2) Parts supply-chain cloud + smart storage (inventory automation)
The company describes operating a regional distribution center (RDC) with 16,000+ SKUs, emphasizing RFID/IoT-based visibility, AI/big-data SKU recognition, automated replenishment, and 5G transmission to improve inventory accuracy and turnover.
3) Store-operation SaaS (modular: customers, inventory, insurance, vehicle sales, financing)
The store SaaS is described as covering customer management, inventory, ordering, online marketing, and reporting, with modules for insurance issuance/renewals, claims handling, digital vehicle showroom/orders, and supply-chain finance.
🚀 Bullish (Upside Case)
- Parts as the profit lever
The company reported that FY2024 parts & accessories revenue rose materially year over year (notably driven by lubricant-related sales in its disclosures). If “parts = profit engine” strengthens, the flywheel’s margin contribution could improve. - Data + SaaS-driven operational leverage
A unified SaaS layer across stores can standardize workflows and accumulate operational data, enabling supply-chain optimization (procurement → inventory → fulfillment) and potentially improving unit economics. - Large catalysts (investment/MOUs) can trigger re-rating
Recent announcements (e.g., sizable strategic investment confirmation and large, non-binding MOUs) can quickly shift sentiment for microcaps—often creating abrupt price discovery windows.
⚠️ Downside Factors (Bearish)
- Extreme volatility (microcap + liquidity risk)
Microcaps can experience rapid, outsized moves due to thin liquidity, wide spreads, and headline-driven trading. - Nasdaq compliance/listing risk
Notices related to minimum bid price or market value thresholds can materially impact investor sentiment regardless of operating performance. - Business-mix instability: weaker new-car sales and paused insurance services
In FY2024, new vehicle revenue declined, and the company disclosed that insurance-related services were temporarily suspended due to tight cash flow.
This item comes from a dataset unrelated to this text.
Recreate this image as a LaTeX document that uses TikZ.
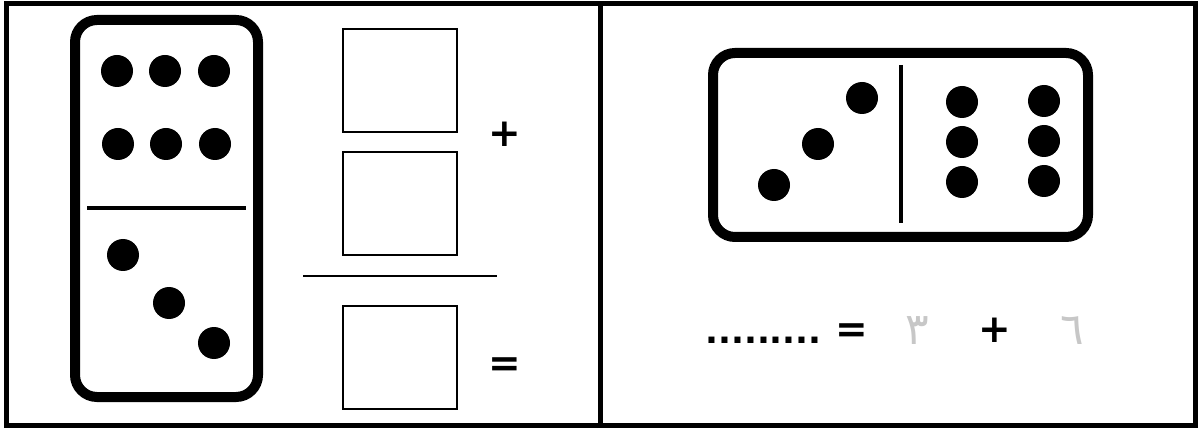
\documentclass[tikz,border=0pt]{standalone}
\usepackage{fontspec}
\newfontfamily\symfont{DejaVu Sans}
\newfontfamily\arabicfont[Script=Arabic]{DejaVu Sans}
\TeXXeTstate=1
\begin{document}
\begin{tikzpicture}[x=1pt,y=-1pt,
  pip/.style={circle,fill=black,inner sep=0pt,minimum size=32pt},
  tile/.style={draw,line width=10pt,rounded corners=22pt,inner sep=0pt},
  ansbox/.style={draw,line width=2pt,minimum width=114pt,minimum height=103pt,inner sep=0pt},
  sym/.style={font=\symfont\bfseries\fontsize{39}{44}\selectfont,inner sep=0pt},
  dotline/.style={font=\symfont\bfseries\fontsize{34}{40}\selectfont,inner sep=0pt},
  digit/.style={font=\arabicfont\fontsize{44}{50}\selectfont,text=black!22,inner sep=0pt},
  frame/.style={line width=5pt}]
\useasboundingbox (0,0) rectangle (1199,430);
\fill[white] (0,0) rectangle (1199,430);
% frame
\draw[frame] (6,4) rectangle (1195,425);
\draw[frame] (600,4) -- (600,425);
% vertical domino
\node[tile,minimum width=183pt,minimum height=377pt] (vdom) at (166.5,208.5) {};
\coordinate (vdl) at (87,208);
\coordinate (vdr) at (246,208);
\draw[line width=4pt] (vdl) -- (vdr);
\node[pip] (v1) at (117,71) {};
\node[pip] (v2) at (165,71) {};
\node[pip] (v3) at (214,71) {};
\node[pip] (v4) at (118,144) {};
\node[pip] (v5) at (166,144) {};
\node[pip] (v6) at (215,144) {};
\node[pip] (v7) at (123,255) {};
\node[pip] (v8) at (169,303) {};
\node[pip] (v9) at (214,343) {};
% answer boxes
\node[ansbox] (b1) at (400,80.5) {};
\node[ansbox] (b2) at (400,204) {};
\node[ansbox] (b3) at (400,357) {};
\coordinate (sl) at (303,276);
\coordinate (sr) at (497,276);
\draw[line width=1.2pt] (sl) -- (sr);
\node[sym] (plusL) at (505,134) {+};
\node[sym] (eqL) at (505,367) {=};
% horizontal domino
\node[tile,minimum width=375pt,minimum height=184pt] (hdom) at (900.5,145) {};
\coordinate (hdt) at (901,65);
\coordinate (hdb) at (901,223);
\draw[line width=4pt] (hdt) -- (hdb);
\node[pip] (h1) at (774,185) {};
\node[pip] (h2) at (818,144) {};
\node[pip] (h3) at (862,98) {};
\node[pip] (h4) at (962,102) {};
\node[pip] (h5) at (962,142) {};
\node[pip] (h6) at (962,182) {};
\node[pip] (h7) at (1044,101) {};
\node[pip] (h8) at (1044,141) {};
\node[pip] (h9) at (1044,181) {};
% equation
\node[dotline,anchor=base] (dots) at (763.5,343) {.........};
\node[sym] (eqR) at (852,333) {=};
\node[digit] (d3) at (917,331) {\beginR ٣\endR};
\node[sym] (plusR) at (995,330) {+};
\node[digit] (d6) at (1072,331) {\beginR ٦\endR};
\end{tikzpicture}
\end{document}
Transitioning the growth narrative toward “parts + platform” may increase earnings variability. - China-related structural risks (general)
China operating exposure can carry additional policy, regulatory, disclosure, and governance risk premiums, which may increase valuation discounts and volatility.
💵 Financial/Transaction Snapshot
- FY2024 revenue (fiscal year ended 9/30): $124.73M (+9.9% YoY)
- FY2024 segment revenue:
- New vehicle sales: $55.80M
- Parts & accessories: $68.57M
- Insurance-related: $0.36M
- IPO (Aug 2024): IPO price $4.00, ~$10M raised (commonly cited)
- Recent financing catalyst: Confirmed $90M investment at $3.50/share (Dec 2025)
🔮 Checkpoints & Catalysts
- Execution details of the CDIB investment
Investors should watch for clarity on tranche structure, closing timeline, lock-ups, repricing provisions (if any), and actual cash inflow impact. - Conversion of large MOUs into real contracts and revenue
Non-binding MOUs matter only if they translate into binding contracts, measurable orders, and collectible cash flows (timelines, products, margins, payment terms). - Updates on Nasdaq compliance status
Procedural steps (extensions, hearings, compliance plans) can directly move the stock, especially in penny/microcap regimes. - Quantitative KPIs for SaaS / smart storage
Store count (MBS), active-store ratio, SKU turnover, days inventory outstanding, order lead time, and improvements in parts gross margin.
📈 Technical Perspective (Simple)
For high-volatility microcaps, disciplined execution matters: scaled entries/exits, predefined risk limits (e.g., ATR/volatility-based stops), and slippage management during volume spikes. Because single headlines can create large gaps, a conservative approach is to keep position sizing modest and wait for post-catalyst trend stabilization.
💡 Investment Insights (Summary)
AZI’s strategy is to connect new vehicles, parts, and insurance through an MBS store network + store-operation SaaS + supply-chain cloud/smart storage, aiming for an S2B2C auto lifecycle platform. In practice, the investable question is not the narrative alone, but whether catalysts translate into verified cash inflows, binding commercial traction, and improving operating stability, while listing compliance risk remains controlled. Until then, a catalyst-confirmation approach is generally more prudent than a high-conviction, long-duration bet.
❓ FAQs
Q1. What does AZI do?
A. AZI describes itself as a China-based automotive lifecycle services platform combining new vehicle sales, parts/accessories sales, and insurance-related services, supported by an MBS store network and store-operation SaaS.
Q2. What are the notable recent catalysts?
A. A confirmed $90M strategic investment priced at $3.50/share, and large announced MOUs (non-binding) that may influence near-term sentiment.
Q3. What are the key risks?
A. Microcap volatility, Nasdaq listing compliance risk, and the company’s disclosure that insurance-related services were temporarily paused due to tight cash flow.
Q4. What was the FY2024 revenue mix?
A. FY2024 total revenue was $124.73M, comprised of $55.80M (new vehicle sales), $68.57M (parts/accessories), and $0.36M (insurance-related services).